Mausoleum crypts are available for above ground burial either in climate controlled buildings or outside garden buildings. Early Church history tells us the first mausoleum was built in 353 BC for King Mausolus, from whose name the word “mausoleum” was derived. Additionally, scripture tells us in Luke 23:52-54, that Joseph of Arimathea “went to Pilate and asked for the body of Jesus. He then took it down, wrapped it in a shroud and put him in a tomb which was hewn in stone in which no one had yet been laid.”
Throughout the Church’s history, above ground, mausoleum-style entombment has been utilized. Early Christians were buried in the catacombs. In older churchyard cemeteries private mausoleums can be found, but because of their costs they were available only to the affluent.

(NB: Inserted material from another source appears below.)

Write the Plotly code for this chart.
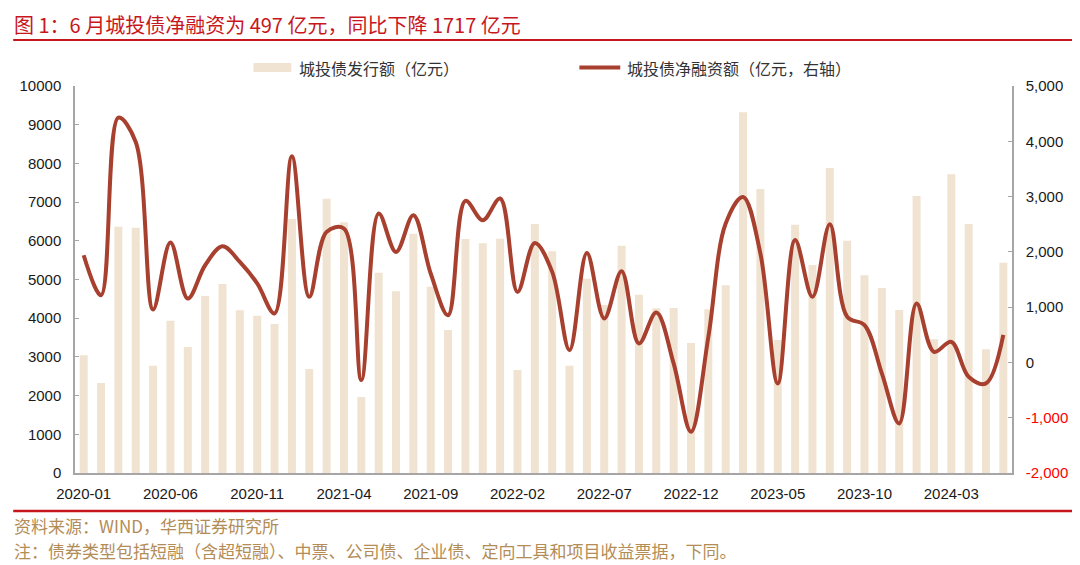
import plotly.graph_objects as go
import pandas as pd

months = [p.strftime("%Y-%m") for p in pd.period_range("2020-01", "2024-06", freq="M")]

issuance = [3041, 2326, 6365, 6339, 2773, 3937, 3256, 4574, 4884, 4203, 4066, 3850,
            6563, 2687, 7089, 6477, 1964, 5176, 4694, 6184, 4815, 3695, 6047, 5935,
            6055, 2662, 6434, 5728, 2773, 5021, 4341, 5874, 4608, 4255, 4264, 3359,
            4229, 4850, 9320, 7339, 3437, 6416, 5375, 7881, 6003, 5108, 4780, 4212,
            7158, 3455, 7718, 6434, 3196, 5434]

net_financing = [1939, 1216, 4428, 3988, 958, 2168, 1156, 1758, 2102, 1818, 1428, 885,
                 3728, 1186, 2361, 2422, -320, 2693, 1999, 2662, 1608, 855, 2921, 2572,
                 2964, 1276, 2162, 1638, 222, 1981, 795, 1650, 343, 903, -18, -1254,
                 460, 2512, 2993, 1970, -380, 2214, 1186, 2500, 825, 674, -199, -1103,
                 1066, 192, 373, -260, -380, 497]

x_tick_labels = months[::5]
left_ticks = list(range(0, 10001, 1000))
right_ticks = list(range(-2000, 5001, 1000))

title_text = "图 1：6 月城投债净融资为 497 亿元，同比下降 1717 亿元"
legend_bar = "城投债发行额（亿元）"
legend_line = "城投债净融资额（亿元，右轴）"
source_text = "资料来源：WIND，华西证券研究所"
note_text = "注：债券类型包括短融（含超短融）、中票、公司债、企业债、定向工具和项目收益票据，下同。"

BAR_COLOR = "#F0E3D1"
LINE_COLOR = "#A8402F"
RED = "#C8161D"
GOLD = "#B38C56"
AXIS = "#A6A6A6"

# page body has an 8px margin; work in page pixels and shift
OFF = 8
PAGE_W, PAGE_H = 1080, 565
W, H = PAGE_W - OFF, PAGE_H - OFF
L, R, T, B = 74, 1014, 86, 473  # plot area in page pixels

def px(xp):
    return (xp - L) / (R - L)

def py(yp):
    return (B - yp) / (B - T)

fig = go.Figure()
fig.add_trace(go.Bar(x=months, y=issuance, name=legend_bar, marker_color=BAR_COLOR,
                     marker_line_width=0, yaxis="y", showlegend=False))
fig.add_trace(go.Scatter(x=months, y=net_financing, name=legend_line, mode="lines",
                         line=dict(color=LINE_COLOR, width=4, shape="spline", smoothing=1.0),
                         yaxis="y2", showlegend=False))

right_text = [f"<span style='color:#FF0000'>{v:,}</span>" if v < 0 else f"{v:,}" for v in right_ticks]

tickfont = dict(family="Liberation Sans, Arial, sans-serif", size=15, color="#1a1a1a")

fig.update_layout(
    width=W, height=H,
    margin=dict(l=L - OFF, r=PAGE_W - R, t=T - OFF, b=PAGE_H - B, pad=0),
    paper_bgcolor="white", plot_bgcolor="white",
    bargap=0.54,
    xaxis=dict(type="category", tickmode="array", tickvals=x_tick_labels, ticktext=x_tick_labels,
               showline=True, linecolor=AXIS, linewidth=1.5, ticks="", showgrid=False,
               tickfont=tickfont, tickangle=0, range=[-0.5, len(months) - 0.5],
               ticklabelstandoff=6),
    yaxis=dict(range=[0, 10000], tickvals=left_ticks, ticktext=[str(v) for v in left_ticks],
               showline=True, linecolor=AXIS, linewidth=1.5, ticks="inside", ticklen=4,
               tickcolor=AXIS, showgrid=False, zeroline=False, tickfont=tickfont,
               ticklabelstandoff=9),
    yaxis2=dict(range=[-2000, 5000], tickvals=right_ticks, ticktext=right_text,
                overlaying="y", side="right", showline=True, linecolor=AXIS, linewidth=1.5,
                ticks="inside", ticklen=4, tickcolor=AXIS, showgrid=False, zeroline=False,
                tickfont=tickfont, ticklabelstandoff=9),
)

shapes = []
shapes.append(dict(type="line", xref="paper", yref="paper", x0=px(12), x1=px(1078),
                   y0=py(40), y1=py(40), line=dict(color=RED, width=2)))
shapes.append(dict(type="line", xref="paper", yref="paper", x0=px(12), x1=px(1078),
                   y0=py(511), y1=py(511), line=dict(color=RED, width=2.5)))
shapes.append(dict(type="rect", xref="paper", yref="paper", x0=px(253), x1=px(291),
                   y0=py(72), y1=py(63), fillcolor=BAR_COLOR, line=dict(width=0)))
shapes.append(dict(type="line", xref="paper", yref="paper", x0=px(580), x1=px(621),
                   y0=py(67.5), y1=py(67.5), line=dict(color=LINE_COLOR, width=4)))
fig.update_layout(shapes=shapes)

cjk = "Noto Sans CJK SC, sans-serif"
annotations = [
    dict(text=title_text, x=px(12), y=py(9), xref="paper", yref="paper", xanchor="left",
         yanchor="top", showarrow=False, borderpad=0,
         font=dict(family=cjk, size=20, color=RED)),
    dict(text=legend_bar, x=px(297), y=py(67.5), xref="paper", yref="paper", xanchor="left",
         yanchor="middle", showarrow=False, font=dict(family=cjk, size=16, color="#333333")),
    dict(text=legend_line, x=px(626), y=py(67.5), xref="paper", yref="paper", xanchor="left",
         yanchor="middle", showarrow=False, font=dict(family=cjk, size=16, color="#333333")),
    dict(text=source_text, x=px(11), y=py(525), xref="paper", yref="paper", xanchor="left",
         yanchor="middle", showarrow=False, font=dict(family=cjk, size=17, color=GOLD)),
    dict(text=note_text, x=px(11), y=py(550), xref="paper", yref="paper", xanchor="left",
         yanchor="middle", showarrow=False, font=dict(family=cjk, size=17, color=GOLD)),
]
fig.update_layout(annotations=annotations)

fig.write_html("out.html")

Today, community mausoleum facilities make above ground burial surprisingly affordable. Mausoleum entombment is very comparable in cost to ground burial, and in many instances can be less.
The Court of the Apostles at Calvary, the St. Joseph Courtyard at historic St. Joseph/Holy Cross Cemeteries, and the Our Lady of Peace-Prince of Peace Mausoleum buildings are beautiful options for those who prefer above ground burial.
Beautiful ground burial options are available at all cemeteries. The sacred gardens are a place of hope where Catholic symbols are displayed with dignity and reverence. These quiet places are the perfect setting for private meditation, prayer, or a peaceful walk. There are a variety of memorialization options available. From flat grave markers to upright monuments and statuary, families can design meaningful and lasting tributes to loved ones.
Private mausoleum estates serve as an exclusive and lasting tribute to your family for many generations. Constructed from beautiful solid granite a variety of distinctively designed personal mausoleums are available and can provide for entombment of one to sixteen family members.
The family estates are unique and individualized tributes to you and your family. Estates can range from four spaces to hundreds – all in one beautiful location.
Many of the practices popular today such as scattering of the ashes or the keeping of them in places other than a Catholic cemetery are NOT in keeping with the Church’s long tradition of respectful care and the proper burial of the bodily remains of our deceased. Cremated remains should be buried or entombed in Catholic cemeteries according to the directives prescribed in the Christian Burial Guidelines of the Archdiocese of Indianapolis. Our Catholic cemeteries have garden areas for the ground burial of cremated remains, and granite niches are available in mausoleum buildings.